Sources in the know said if the incentives for market makers are completely discontinued, it is likely to impact BSE’s overall volumes, as many brokers who received these incentives also have their servers placed in the exchange’s co-location facility.

Co-location based trading

Data shows that co-location based trading generated more than 34 per cent volumes on the BSE. 

BSE’s co-location is run by a third party known as NTT Global, which will have to take a call on how to keep the facility running if there were not many takers, experts said. This comes at a time when BSE’s competitor, the National Stock Exchange, has announced a 33 per cent cut in derivatives transaction charges from April, which could make their offering more attractive to brokers.

Under its new MD and CEO Sundararaman Ramamurthy, who took charge this January, BSE has decided to stop market making incentives in the derivatives market from April. While Ramamurthy may think that it would shore up BSE’s profitability, brokers believe it would severely affect the exchange’s trading volumes.

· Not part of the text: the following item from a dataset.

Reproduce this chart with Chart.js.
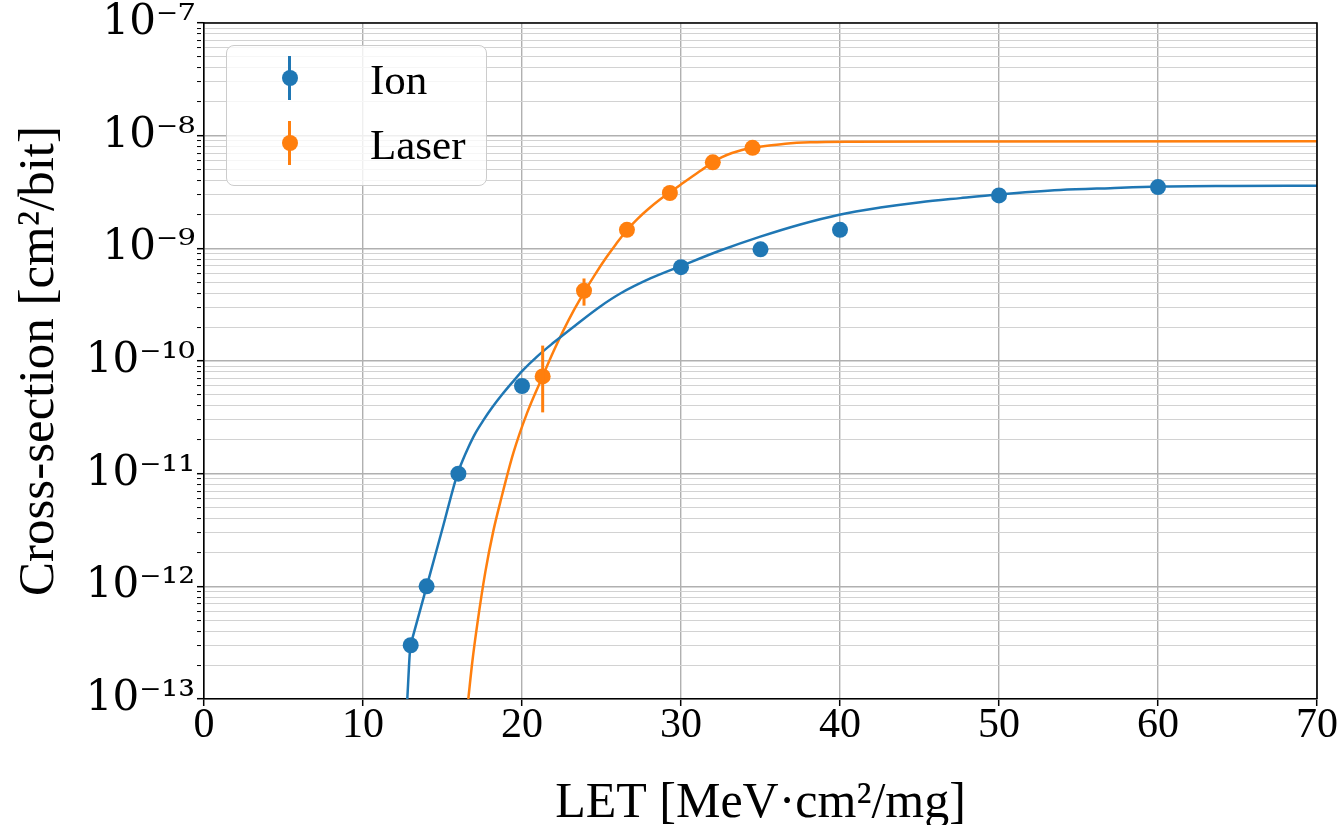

When contacted, a BSE spokesperson said, “Yes, we are discontinuing LES. At the same time, BSE has introduced several innovations and product differentiation in the past three months since January 2023. BSE introduced 1 paisa tick size in stocks below the value of ₹100 for equities, 10 paise strike intervals in currency options and relaunching Sensex and Bankex derivatives with smaller lot sizes and a unique Friday expiry. These changes seem to be well accepted by the market participants. (Your) question suggests that the withdrawal of LES and the use of Co-location are interrelated. We don’t observe that. Currently, BSE does not charge for trades in the equity derivatives segment.”